Michael Foot was not a ‘great leader’ of the Labour Party, but he was a great man and a wonderful human being. Whatever their differences with him, he deserves the most fulsome praise from those who, as he did, proudly describe themselves as socialists. He deserves the praise of all who work for a better future for humanity. Why is he worthy of such praise?

He was a passionate social democratic radical. He had an unblemished record as an anti-fascist. His first book, written under the pseudonym ‘Cato’ in 1940 when he was 27 years old, was a blistering criticism of Baldwin’s and Chamberlain’s appeasement of Nazi Germany. By the end of the year it had sold 150.000 copies. He was an outstanding journalist, for many years an editor of the Labour Left paper ‘Tribune’. With Bevan and Mikado he founded the ‘Keep Left group in the Labour Party during the years of Atlee’s government. In the late 1950s he was a founder of the Campaign for Nuclear Disarmament, a cause to which he was committed for the rest of his life.

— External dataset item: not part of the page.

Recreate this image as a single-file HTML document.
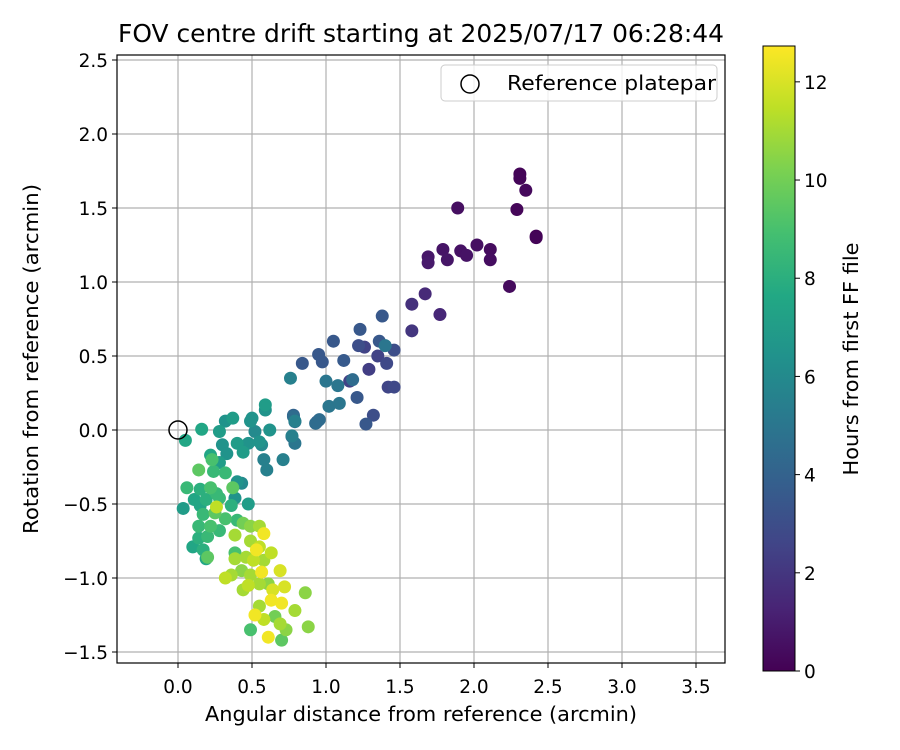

In a tradition now almost lost, he was a marvellous, captivating speaker – one of the great parliamentary speakers of all time to rank with Aneurin Bevan and Churchill.

But perhaps his greatest achievement was his mastery of the pen. He was a historian who threw himself with passion into literary biography. His subjects were the greatest in the English radical tradition. He wrote biographies of Hazlitt, Byron and, of course, Bevan. The sheer scope of his interests and erudition as an essayist is evident in the wonderful collection of monographs about his contemporaries brought together in ‘Loyalists and Loners, published in 1986.

Michael Foot was married for many years to the film-maker Jill Craigie who died in 1999. Well into very old age he was a familiar sight, with his shock of white hair, walking his dog on his beloved Hampstead Heath. It is sad to think that we may never look upon his like again. He towers head and shoulders above those who, unlike him have succumbed to the shallow pomp of peerages, or been corrupted by power, money or high office. He wanted none of that. The billionaire financial wizards and political mediocrities responsible for the present crisis have no comprehension of the values represented by Michael Foot. It is his memory and those values that we should cherish and their world which should be swept away.